As of 2/17 we have a basic interactive map developed. We are using Leaflet with the OpenStreetMaps Base layer for rendering. We are using R shiny for the front-end functionality.
We decided to use R for this project over Python due to the package support for geospatial data science within R, as well as the easy web integration with Shiny.
Currently a user is able to hover over an airport and see the airport code. There is a slider that allows the user to view flights in a range of years between 2013-2024. It can also take user input to filter to flights to show only a given airport.
Our largest current roadblock is incomplete data. The data set we have been using does not have every flight, as can be seen above. The DSM airport connects to about a dozen other airports according to the data set, but in reality should have flights to most major airports.

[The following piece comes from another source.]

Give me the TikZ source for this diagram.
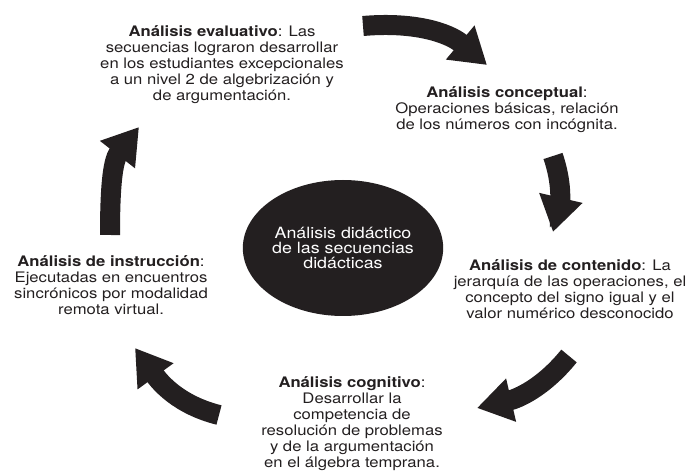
\documentclass[tikz,border=0pt]{standalone}
\usepackage{fontspec}
\setmainfont{TeX Gyre Heros}[FakeStretch=1.15]
\usepackage{tikz}
\usetikzlibrary{arrows.meta, shapes.geometric, positioning}
\definecolor{cycleblack}{RGB}{35,31,32}
\tikzset{
  phase/.style={
    align=center, anchor=north, inner sep=0pt,
    font=\fontsize{14.5}{16}\selectfont, text=cycleblack
  },
  core/.style={
    ellipse, fill=cycleblack, text=white, align=center, inner sep=0pt,
    minimum width=180pt, minimum height=136pt,
    font=\fontsize{15.5}{15}\selectfont
  },
  cyclearrow/.style={
    draw=cycleblack, line width=20pt,
    -{Triangle[length=35pt, width=42pt]}
  }
}

\begin{document}
\begin{tikzpicture}[x=1pt, y=1pt]
  \useasboundingbox (0,0) rectangle (693,474);

  \node[core] (didactico) at (343,226)
    {Análisis didáctico\\de las secuencias\\didácticas};

  \node[phase] (evaluativo) at (222,449)
    {\textbf{Análisis evaluativo}: Las\\secuencias lograron desarrollar\\
     en los estudiantes excepcionales\\a un nivel 2 de algebrización y\\
     de argumentación.};
  \node[phase] (conceptual) at (507,388)
    {\textbf{Análisis conceptual}:\\Operaciones básicas, relación\\
     de los números con incógnita.};
  \node[phase] (contenido) at (570,215)
    {\textbf{Análisis de contenido}: La\\jerarquía de las operaciones, el\\
     concepto del signo igual y el\\valor numérico desconocido};
  \node[phase] (cognitivo) at (352,98)
    {\textbf{Análisis cognitivo}:\\Desarrollar la\\competencia de\\
     resolución de problemas\\y de la argumentación\\en el álgebra temprana.};
  \node[phase] (instruccion) at (111,219)
    {\textbf{Análisis de instrucción}:\\Ejecutadas en encuentros\\
     sincrónicos por modalidad\\remota virtual.};

  % arrow ends
  \coordinate (a1s) at (363,448);
  \coordinate (a1e) at (487,409);
  \coordinate (a2s) at (553,318);
  \coordinate (a2e) at (553,242);
  \coordinate (a3s) at (569,118);
  \coordinate (a3e) at (477,66);
  \coordinate (a4s) at (219,59);
  \coordinate (a4e) at (135,126);
  \coordinate (a5s) at (110,239);
  \coordinate (a5e) at (139,347);

  \draw[cyclearrow] (a1s) to[out=5, in=140] (a1e);
  \draw[cyclearrow] (a2s) to[out=-71, in=77] (a2e);
  \draw[cyclearrow] (a3s) to[out=-129, in=13] (a3e);
  \draw[cyclearrow] (a4s) to[out=166, in=-54] (a4e);
  \draw[cyclearrow] (a5s) to[out=90, in=-128] (a5e);
\end{tikzpicture}
\end{document}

We have been looking into pulling live data using an API, however we have found that the fees associated with many are beyond the budget of this project. We are also constrained by the GitHub file size limit, which we are getting around by constraining the data set to only domestic flights since 2013.
Another major roadblock we have encountered is the time associated with each flight is reported quarterly, instead of in a date-time format. This will likely cause issues down the line as we get into our modeling. While we still will be able to create visualizations of flight prices, it will be difficult to do prediction tasks. The low resolution of data may skew pricing data, particularly in Q4 when there are a few days when many people travel, which could inflate the entire quarter.

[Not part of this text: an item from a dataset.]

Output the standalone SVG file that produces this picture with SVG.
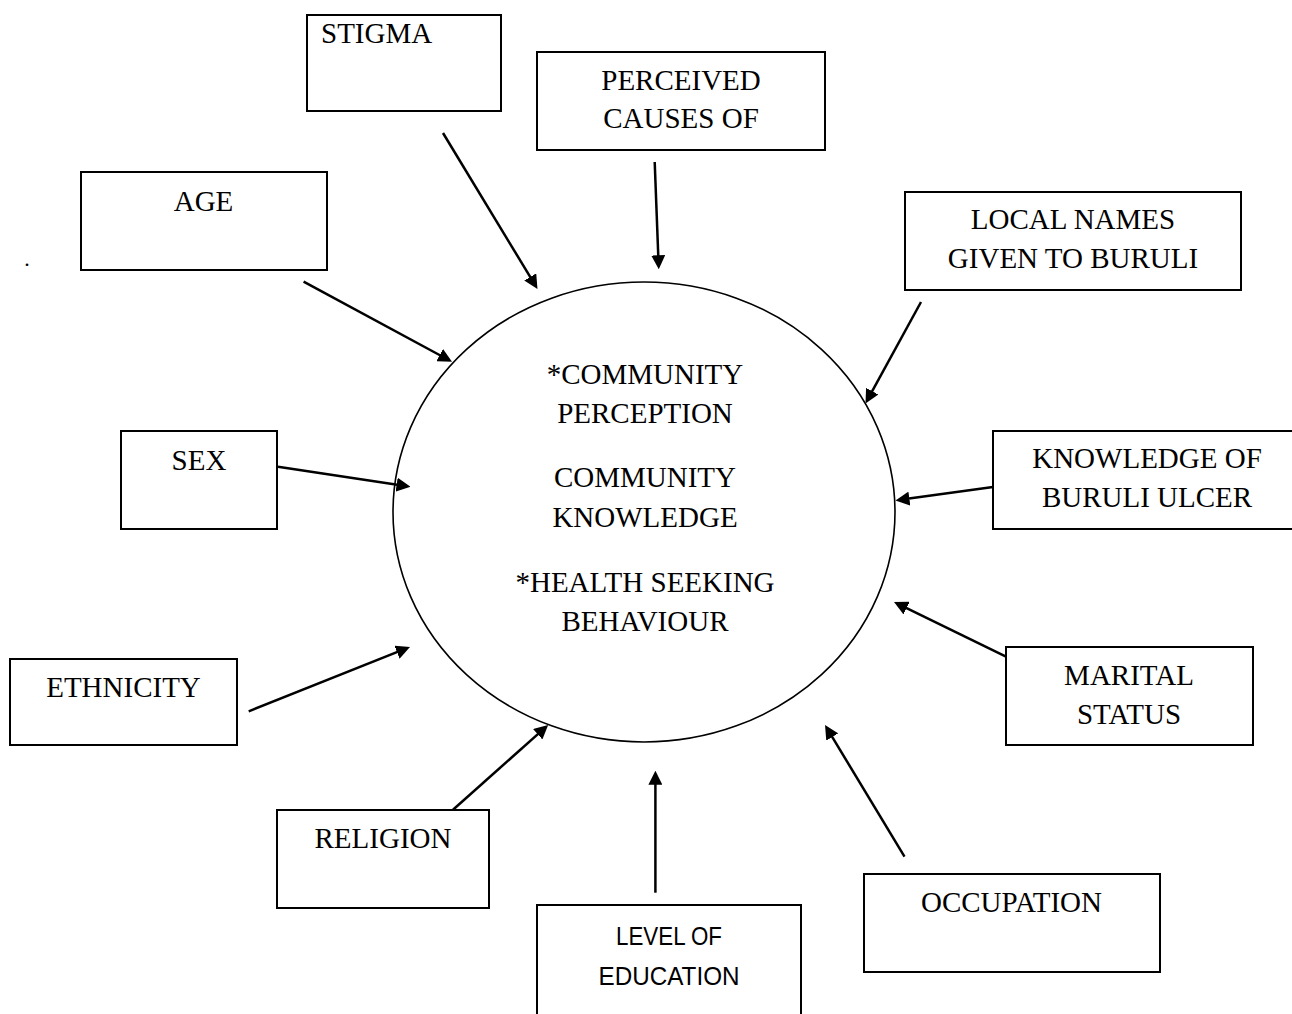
<svg xmlns="http://www.w3.org/2000/svg" width="1292" height="1014" viewBox="0 0 1292 1014">
<style>
.box{fill:#fff;stroke:#000;stroke-width:2}
.t{font-family:"Liberation Serif","Times New Roman",serif;font-size:29px;fill:#000;text-anchor:middle}
.s{font-family:"Liberation Sans",Arial,sans-serif;font-size:25px;fill:#000;text-anchor:middle}
.c{stroke:#000;stroke-width:2.5;fill:none;marker-end:url(#ah)}
</style>
<defs>
<marker id="ah" markerUnits="userSpaceOnUse" viewBox="0 0 14 14" refX="4" refY="7" markerWidth="14" markerHeight="14" orient="auto">
<path d="M0,0 L14,7 L0,14 z" fill="#000"/>
</marker>
</defs>
<rect width="1292" height="1014" fill="#fff"/>
<text x="27" y="266" class="t" style="font-size:22px">.</text>
<g id="center">
<ellipse cx="644" cy="512" rx="251" ry="230" fill="none" stroke="#000" stroke-width="1.6"/>
<text class="t" x="645" y="384">*COMMUNITY</text>
<text class="t" x="645" y="423">PERCEPTION</text>
<text class="t" x="645" y="487">COMMUNITY</text>
<text class="t" x="645" y="526.5">KNOWLEDGE</text>
<text class="t" x="645" y="591.5">*HEALTH SEEKING</text>
<text class="t" x="645" y="630.5">BEHAVIOUR</text>
</g>
<g id="stigma"><rect class="box" x="307" y="15" width="194" height="96"/><text class="t" x="321" y="42.5" style="text-anchor:start">STIGMA</text></g>
<g id="perceived"><rect class="box" x="537" y="52" width="288" height="98"/><text class="t" x="681" y="89.5">PERCEIVED</text><text class="t" x="681" y="128">CAUSES OF</text></g>
<g id="age"><rect class="box" x="81" y="172" width="246" height="98"/><text class="t" x="203.5" y="210.5">AGE</text></g>
<g id="localnames"><rect class="box" x="905" y="192" width="336" height="98"/><text class="t" x="1073" y="229">LOCAL NAMES</text><text class="t" x="1073" y="268">GIVEN TO BURULI</text></g>
<g id="sex"><rect class="box" x="121" y="431" width="156" height="98"/><text class="t" x="199" y="469.5">SEX</text></g>
<g id="knowledge"><rect class="box" x="993" y="431" width="310" height="98"/><text class="t" x="1147" y="468">KNOWLEDGE OF</text><text class="t" x="1147" y="507">BURULI ULCER</text></g>
<g id="ethnicity"><rect class="box" x="10" y="659" width="227" height="86"/><text class="t" x="123.5" y="697">ETHNICITY</text></g>
<g id="marital"><rect class="box" x="1006" y="647" width="247" height="98"/><text class="t" x="1129" y="685">MARITAL</text><text class="t" x="1129" y="724">STATUS</text></g>
<g id="religion"><rect class="box" x="277" y="810" width="212" height="98"/><text class="t" x="383" y="847.5">RELIGION</text></g>
<g id="education"><rect class="box" x="537" y="905" width="264" height="120"/><text class="s" x="669" y="945" textLength="106" lengthAdjust="spacingAndGlyphs">LEVEL OF</text><text class="s" x="669" y="985" textLength="141" lengthAdjust="spacingAndGlyphs">EDUCATION</text></g>
<g id="occupation"><rect class="box" x="864" y="874" width="296" height="98"/><text class="t" x="1011.5" y="911.5">OCCUPATION</text></g>
<g id="connectors">
<path class="c" d="M443,133 L532.3,280.4"/>
<path class="c" d="M654.7,162 L658.4,259.3"/>
<path class="c" d="M303.6,281.7 L443.2,357"/>
<path class="c" d="M921,302 L870.3,394.7"/>
<path class="c" d="M278,466.7 L400.6,485.2"/>
<path class="c" d="M993,487 L905.4,499.1"/>
<path class="c" d="M248.7,711.3 L400.7,650.7"/>
<path class="c" d="M1006,656.7 L903,606.4"/>
<path class="c" d="M453,809.7 L540.7,731.6"/>
<path class="c" d="M655.4,892.7 L655.4,780.7"/>
<path class="c" d="M904.5,856.7 L830.2,733.6"/>
</g>
</svg>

Finally, the site is not optimized for mobile devices. We will have to look into dynamically sizing UI elements based on the screen size, as well as potentially redesigning the UI entirely to work with mobile devices.
We intend to add a machine learning component to this dashboard. We will probably use gradient boosted trees for pricing predictions.
We also plan on adding another page to the site with interactive plots.
If we are able to find a free API we would prefer to update the data to be pulled dynamically as opposed to using CSV files to ensure more recent and complete data.